Recorded information:
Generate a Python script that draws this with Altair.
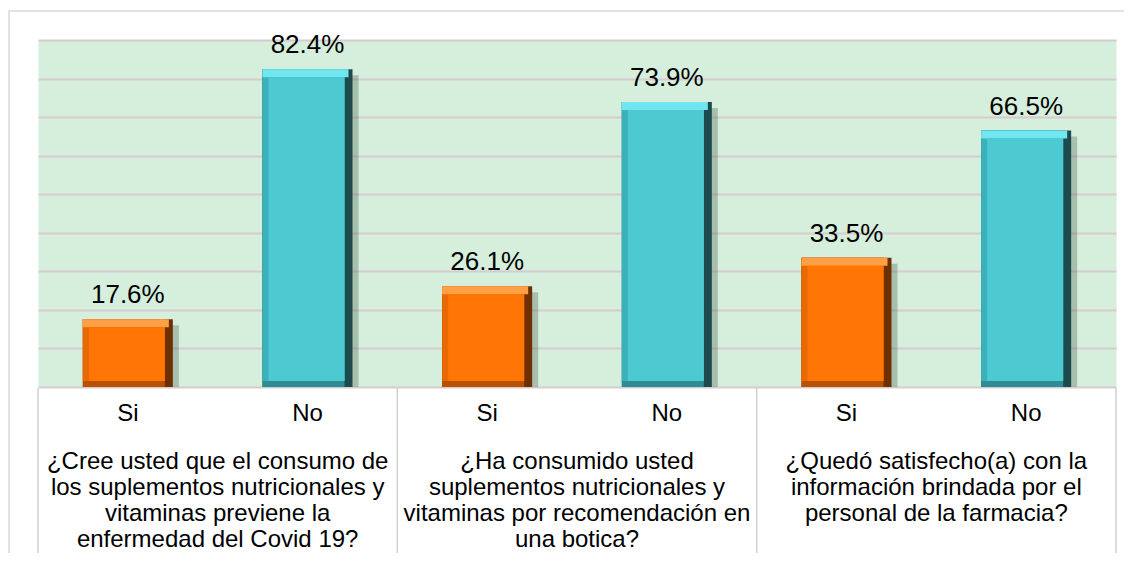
import altair as alt
import pandas as pd

# ---- data ----
responses = ["Si", "No"]
si_values = [17.6, 26.1, 33.5]
no_values = [82.4, 73.9, 66.5]
questions = [
    "¿Cree usted que el consumo de\nlos suplementos nutricionales y\nvitaminas previene la\nenfermedad del Covid 19?",
    "¿Ha consumido usted\nsuplementos nutricionales y\nvitaminas por recomendación en\nuna botica?",
    "¿Quedó satisfecho(a) con la\ninformación brindada por el\npersonal de la farmacia?",
]
y_ticks = [0, 10, 20, 30, 40, 50, 60, 70, 80, 90]

rows = []
for i, q in enumerate(questions):
    for r, v in zip(responses, [si_values[i], no_values[i]]):
        rows.append({"key": f"q{i+1}-{r}", "resp": r, "value": v,
                     "label": f"{v:.1f}%", "question": q})
df = pd.DataFrame(rows)
keys = list(df["key"])

W, H = 1078, 347
FONT = "Liberation Sans"

base = alt.Chart(df)
xscale = alt.Scale(paddingInner=0, paddingOuter=0)
x_enc = alt.X("key:N", sort=keys, scale=xscale, axis=None)
yaxis = alt.Axis(values=y_ticks, labels=False, ticks=False, domain=False, title=None,
                 grid=True, gridColor="#d6ccd0", gridWidth=2)
yscale = alt.Scale(domain=[0, 90], nice=False)
y_enc = alt.Y("value:Q", scale=yscale, axis=yaxis)
y0 = alt.datum(0)


def pick(si_col, no_col):
    return alt.condition(alt.datum.resp == "Si", alt.value(si_col), alt.value(no_col))


border = alt.Chart(pd.DataFrame({"a": [0]})).mark_rect(
    fillOpacity=0, stroke="#d9d9d9", strokeWidth=1.5
).encode(x=alt.value(-29), x2=alt.value(W + 40), y=alt.value(-29), y2=alt.value(H + 250))

shadow = base.mark_bar(width=90, xOffset=6, yOffset=6, color="#3f5246", opacity=0.3).encode(
    x=x_enc, y=y_enc, y2=y0)
dark = base.mark_bar(width=90).encode(x=x_enc, y=y_enc, y2=y0, color=pick("#6e3000", "#1c4a4d"))
bottomface = base.mark_bar(width=82, xOffset=-4).encode(
    x=x_enc, y=y_enc, y2=y0, color=pick("#b85200", "#2e8d93"))
leftface = base.mark_bar(width=82, xOffset=-4, y2Offset=-6).encode(
    x=x_enc, y=y_enc, y2=y0, color=pick("#ea6800", "#3bb2ba"))
topface = base.mark_bar(width=86, xOffset=-2, y2Offset=8).encode(
    x=x_enc, y=y_enc, y2="value:Q", color=pick("#ffa047", "#72e6ee"))
center = base.mark_bar(width=76, xOffset=-1, yOffset=8, y2Offset=-6).encode(
    x=x_enc, y=y_enc, y2=y0, color=pick("#ff7506", "#4dc9d1"))

values = base.mark_text(baseline="alphabetic", dy=-16, fontSize=26, font=FONT, color="#000000").encode(
    x=x_enc, y=y_enc, text="label:N")

resp_labels = base.mark_text(baseline="alphabetic", fontSize=24, font=FONT, color="#000000").encode(
    x=x_enc, y=alt.value(H + 34), text="resp:N")

q_labels = base.transform_filter(alt.datum.resp == "Si").mark_text(
    baseline="alphabetic", fontSize=24, font=FONT, color="#000000", lineBreak="\n", lineHeight=26
).encode(
    x=alt.X("key:N", sort=keys, scale=xscale, axis=None, bandPosition=1),
    y=alt.value(H + 82), text="question:N")

seps = base.transform_filter(alt.datum.resp == "Si").mark_rule(color="#d0d0d0", strokeWidth=1.5).encode(
    x=alt.X("key:N", sort=keys, scale=xscale, axis=None, bandPosition=0),
    y=alt.value(H + 1), y2=alt.value(H + 230))
sep_right = alt.Chart(pd.DataFrame({"a": [0]})).mark_rule(color="#d0d0d0", strokeWidth=1.5).encode(
    x=alt.value(W), y=alt.value(H + 1), y2=alt.value(H + 230))

chart = alt.layer(
    border, shadow, dark, bottomface, leftface, topface, center, values, resp_labels, q_labels,
    seps, sep_right
).properties(
    width=W, height=H,
    autosize=alt.AutoSizeParams(type="none"),
    padding={"left": 30, "top": 32, "right": 8, "bottom": 166},
    background="#ffffff",
).configure_view(fill="#d5efdc", stroke="transparent")

chart.save("out.html", embed_options={"renderer": "svg", "actions": False})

Exercise task: From start to finish, output the listing exactly, but omit its pictures.

Finished exercise:
Generate a Python script that draws this with Altair.
import altair as alt
import pandas as pd

# ---- data ----
responses = ["Si", "No"]
si_values = [17.6, 26.1, 33.5]
no_values = [82.4, 73.9, 66.5]
questions = [
    "¿Cree usted que el consumo de\nlos suplementos nutricionales y\nvitaminas previene la\nenfermedad del Covid 19?",
    "¿Ha consumido usted\nsuplementos nutricionales y\nvitaminas por recomendación en\nuna botica?",
    "¿Quedó satisfecho(a) con la\ninformación brindada por el\npersonal de la farmacia?",
]
y_ticks = [0, 10, 20, 30, 40, 50, 60, 70, 80, 90]

rows = []
for i, q in enumerate(questions):
    for r, v in zip(responses, [si_values[i], no_values[i]]):
        rows.append({"key": f"q{i+1}-{r}", "resp": r, "value": v,
                     "label": f"{v:.1f}%", "question": q})
df = pd.DataFrame(rows)
keys = list(df["key"])

W, H = 1078, 347
FONT = "Liberation Sans"

base = alt.Chart(df)
xscale = alt.Scale(paddingInner=0, paddingOuter=0)
x_enc = alt.X("key:N", sort=keys, scale=xscale, axis=None)
yaxis = alt.Axis(values=y_ticks, labels=False, ticks=False, domain=False, title=None,
                 grid=True, gridColor="#d6ccd0", gridWidth=2)
yscale = alt.Scale(domain=[0, 90], nice=False)
y_enc = alt.Y("value:Q", scale=yscale, axis=yaxis)
y0 = alt.datum(0)


def pick(si_col, no_col):
    return alt.condition(alt.datum.resp == "Si", alt.value(si_col), alt.value(no_col))


border = alt.Chart(pd.DataFrame({"a": [0]})).mark_rect(
    fillOpacity=0, stroke="#d9d9d9", strokeWidth=1.5
).encode(x=alt.value(-29), x2=alt.value(W + 40), y=alt.value(-29), y2=alt.value(H + 250))

shadow = base.mark_bar(width=90, xOffset=6, yOffset=6, color="#3f5246", opacity=0.3).encode(
    x=x_enc, y=y_enc, y2=y0)
dark = base.mark_bar(width=90).encode(x=x_enc, y=y_enc, y2=y0, color=pick("#6e3000", "#1c4a4d"))
bottomface = base.mark_bar(width=82, xOffset=-4).encode(
    x=x_enc, y=y_enc, y2=y0, color=pick("#b85200", "#2e8d93"))
leftface = base.mark_bar(width=82, xOffset=-4, y2Offset=-6).encode(
    x=x_enc, y=y_enc, y2=y0, color=pick("#ea6800", "#3bb2ba"))
topface = base.mark_bar(width=86, xOffset=-2, y2Offset=8).encode(
    x=x_enc, y=y_enc, y2="value:Q", color=pick("#ffa047", "#72e6ee"))
center = base.mark_bar(width=76, xOffset=-1, yOffset=8, y2Offset=-6).encode(
    x=x_enc, y=y_enc, y2=y0, color=pick("#ff7506", "#4dc9d1"))

values = base.mark_text(baseline="alphabetic", dy=-16, fontSize=26, font=FONT, color="#000000").encode(
    x=x_enc, y=y_enc, text="label:N")

resp_labels = base.mark_text(baseline="alphabetic", fontSize=24, font=FONT, color="#000000").encode(
    x=x_enc, y=alt.value(H + 34), text="resp:N")

q_labels = base.transform_filter(alt.datum.resp == "Si").mark_text(
    baseline="alphabetic", fontSize=24, font=FONT, color="#000000", lineBreak="\n", lineHeight=26
).encode(
    x=alt.X("key:N", sort=keys, scale=xscale, axis=None, bandPosition=1),
    y=alt.value(H + 82), text="question:N")

seps = base.transform_filter(alt.datum.resp == "Si").mark_rule(color="#d0d0d0", strokeWidth=1.5).encode(
    x=alt.X("key:N", sort=keys, scale=xscale, axis=None, bandPosition=0),
    y=alt.value(H + 1), y2=alt.value(H + 230))
sep_right = alt.Chart(pd.DataFrame({"a": [0]})).mark_rule(color="#d0d0d0", strokeWidth=1.5).encode(
    x=alt.value(W), y=alt.value(H + 1), y2=alt.value(H + 230))

chart = alt.layer(
    border, shadow, dark, bottomface, leftface, topface, center, values, resp_labels, q_labels,
    seps, sep_right
).properties(
    width=W, height=H,
    autosize=alt.AutoSizeParams(type="none"),
    padding={"left": 30, "top": 32, "right": 8, "bottom": 166},
    background="#ffffff",
).configure_view(fill="#d5efdc", stroke="transparent")

chart.save("out.html", embed_options={"renderer": "svg", "actions": False})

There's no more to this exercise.